▶ **DATA EXTRACT**:
>> Begin

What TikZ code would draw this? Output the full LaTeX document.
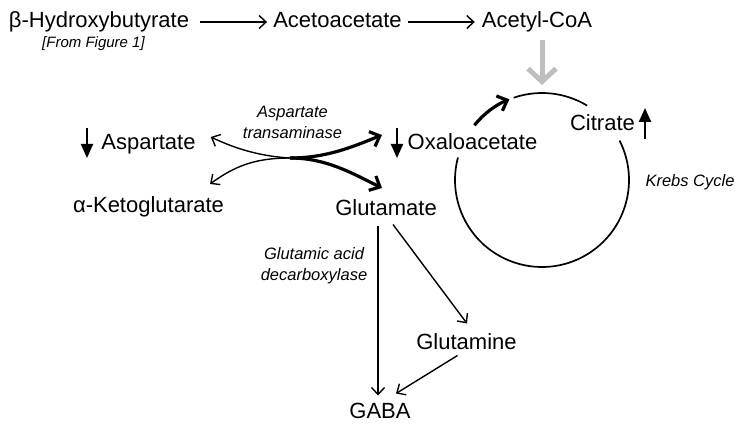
\documentclass[tikz,border=0pt]{standalone}
\usepackage{fontspec}
\setmainfont{Liberation Sans}
\usetikzlibrary{arrows.meta}
\definecolor{lgray}{RGB}{190,190,190}
\begin{document}
\begin{tikzpicture}[x=1pt,y=-1pt,
  lbl/.style={inner sep=0pt, font=\fontsize{22}{26}\selectfont, text height=16pt, text depth=4.6pt},
  enz/.style={inner sep=0pt, font=\fontsize{16.5}{21}\selectfont\itshape, align=center},
  conn/.style={line width=1.4pt, -{Straight Barb[length=7pt,width=13pt]}},
  thickconn/.style={line width=3.2pt, -{Straight Barb[length=8.5pt,width=16pt]}},
  grayarr/.style={draw=lgray, line width=5pt, -{Straight Barb[length=13pt,width=28pt]}},
  levelarr/.style={line width=2.2pt, -{Triangle[length=14pt,width=12pt]}},
  cyc/.style={line width=1.7pt}
]
\useasboundingbox (0,0) rectangle (750,433);

% labels
\node[lbl] (hb) at (99,22) {β-Hydroxybutyrate};
\node[enz, font=\fontsize{15}{18}\selectfont\itshape] (fig) at (93.5,44) {[From Figure 1]};
\node[lbl] (aa) at (337.5,22) {Acetoacetate};
\node[lbl] (acoa) at (537,22) {Acetyl-CoA};
\node[lbl] (asp) at (148.5,144) {Aspartate};
\node[lbl] (akg) at (148.5,207) {α-Ketoglutarate};
\node[lbl] (oaa) at (472.5,144) {Oxaloacetate};
\node[lbl] (cit) at (602.5,125) {Citrate};
\node[lbl] (glu) at (386,210) {Glutamate};
\node[lbl] (glm) at (466.5,344) {Glutamine};
\node[lbl] (gaba) at (380,413) {GABA};
\node[enz] (ast) at (292.5,122) {Aspartate\\transaminase};
\node[enz] (gad) at (314,266) {Glutamic acid\\decarboxylase};
\node[enz] (krebs) at (690,182) {Krebs Cycle};

% top row
\draw[conn] ([shift={(11,0)}]hb.east) -- ([shift={(-6,0)}]aa.west);
\draw[conn] ([shift={(6,0)}]aa.east) -- ([shift={(-7,0)}]acoa.west);

% Krebs cycle
\coordinate (kc) at (542,180);
\coordinate (ktop) at (542,93);
\draw[grayarr] ([shift={(0,8)}]acoa.south -| ktop) -- ([shift={(0,-8)}]ktop);
\draw[cyc] ([shift={(-109:87)}]kc) arc[start angle=-109, end angle=-58.7, radius=87];
\draw[cyc] ([shift={(-27:87)}]kc) arc[start angle=-27, end angle=195, radius=87];
\draw[thickconn] ([shift={(-141:87)}]kc) arc[start angle=-141, end angle=-112, radius=87];

% level arrows
\coordinate (aspA) at (87,128);  \coordinate (aspB) at (87,158);
\coordinate (oaaA) at (397,128); \coordinate (oaaB) at (397,158);
\coordinate (citA) at (645,139); \coordinate (citB) at (645,108);
\draw[levelarr] (aspA) -- (aspB);
\draw[levelarr] (oaaA) -- (oaaB);
\draw[levelarr] (citA) -- (citB);

% transaminase
\coordinate (tx) at (290,158);
\coordinate (aspE) at ([shift={(15,-7)}]asp.east);
\coordinate (akgE) at (210,184);
\coordinate (oaaW) at (382,135);
\coordinate (gluW) at (382,188);
\draw[conn] (tx) .. controls (255,156) and (230,146) .. (aspE);
\draw[conn] (tx) .. controls (255,158) and (235,166) .. (akgE);
\draw[thickconn] (tx) .. controls (325,158) and (350,148) .. (oaaW);
\draw[thickconn] (tx) .. controls (325,158) and (350,172) .. (gluW);

% glutamate branch
\draw[conn] ([shift={(-8,5)}]glu.south) -- ([shift={(-2,-7)}]gaba.north);
\draw[conn] ([shift={(7,4)}]glu.south) -- ([shift={(0.5,-10)}]glm.north);
\draw[conn] ([shift={(-9,1)}]glm.south) -- ([shift={(16,-9)}]gaba.north);
\end{tikzpicture}
\end{document}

>> End

▶ **DIRECTION**: Leave out the pictures and retype every line above exactly.

▶ **COMPLETE OUTPUT**:
What TikZ code would draw this? Output the full LaTeX document.
\documentclass[tikz,border=0pt]{standalone}
\usepackage{fontspec}
\setmainfont{Liberation Sans}
\usetikzlibrary{arrows.meta}
\definecolor{lgray}{RGB}{190,190,190}
\begin{document}
\begin{tikzpicture}[x=1pt,y=-1pt,
  lbl/.style={inner sep=0pt, font=\fontsize{22}{26}\selectfont, text height=16pt, text depth=4.6pt},
  enz/.style={inner sep=0pt, font=\fontsize{16.5}{21}\selectfont\itshape, align=center},
  conn/.style={line width=1.4pt, -{Straight Barb[length=7pt,width=13pt]}},
  thickconn/.style={line width=3.2pt, -{Straight Barb[length=8.5pt,width=16pt]}},
  grayarr/.style={draw=lgray, line width=5pt, -{Straight Barb[length=13pt,width=28pt]}},
  levelarr/.style={line width=2.2pt, -{Triangle[length=14pt,width=12pt]}},
  cyc/.style={line width=1.7pt}
]
\useasboundingbox (0,0) rectangle (750,433);

% labels
\node[lbl] (hb) at (99,22) {β-Hydroxybutyrate};
\node[enz, font=\fontsize{15}{18}\selectfont\itshape] (fig) at (93.5,44) {[From Figure 1]};
\node[lbl] (aa) at (337.5,22) {Acetoacetate};
\node[lbl] (acoa) at (537,22) {Acetyl-CoA};
\node[lbl] (asp) at (148.5,144) {Aspartate};
\node[lbl] (akg) at (148.5,207) {α-Ketoglutarate};
\node[lbl] (oaa) at (472.5,144) {Oxaloacetate};
\node[lbl] (cit) at (602.5,125) {Citrate};
\node[lbl] (glu) at (386,210) {Glutamate};
\node[lbl] (glm) at (466.5,344) {Glutamine};
\node[lbl] (gaba) at (380,413) {GABA};
\node[enz] (ast) at (292.5,122) {Aspartate\\transaminase};
\node[enz] (gad) at (314,266) {Glutamic acid\\decarboxylase};
\node[enz] (krebs) at (690,182) {Krebs Cycle};

% top row
\draw[conn] ([shift={(11,0)}]hb.east) -- ([shift={(-6,0)}]aa.west);
\draw[conn] ([shift={(6,0)}]aa.east) -- ([shift={(-7,0)}]acoa.west);

% Krebs cycle
\coordinate (kc) at (542,180);
\coordinate (ktop) at (542,93);
\draw[grayarr] ([shift={(0,8)}]acoa.south -| ktop) -- ([shift={(0,-8)}]ktop);
\draw[cyc] ([shift={(-109:87)}]kc) arc[start angle=-109, end angle=-58.7, radius=87];
\draw[cyc] ([shift={(-27:87)}]kc) arc[start angle=-27, end angle=195, radius=87];
\draw[thickconn] ([shift={(-141:87)}]kc) arc[start angle=-141, end angle=-112, radius=87];

% level arrows
\coordinate (aspA) at (87,128);  \coordinate (aspB) at (87,158);
\coordinate (oaaA) at (397,128); \coordinate (oaaB) at (397,158);
\coordinate (citA) at (645,139); \coordinate (citB) at (645,108);
\draw[levelarr] (aspA) -- (aspB);
\draw[levelarr] (oaaA) -- (oaaB);
\draw[levelarr] (citA) -- (citB);

% transaminase
\coordinate (tx) at (290,158);
\coordinate (aspE) at ([shift={(15,-7)}]asp.east);
\coordinate (akgE) at (210,184);
\coordinate (oaaW) at (382,135);
\coordinate (gluW) at (382,188);
\draw[conn] (tx) .. controls (255,156) and (230,146) .. (aspE);
\draw[conn] (tx) .. controls (255,158) and (235,166) .. (akgE);
\draw[thickconn] (tx) .. controls (325,158) and (350,148) .. (oaaW);
\draw[thickconn] (tx) .. controls (325,158) and (350,172) .. (gluW);

% glutamate branch
\draw[conn] ([shift={(-8,5)}]glu.south) -- ([shift={(-2,-7)}]gaba.north);
\draw[conn] ([shift={(7,4)}]glu.south) -- ([shift={(0.5,-10)}]glm.north);
\draw[conn] ([shift={(-9,1)}]glm.south) -- ([shift={(16,-9)}]gaba.north);
\end{tikzpicture}
\end{document}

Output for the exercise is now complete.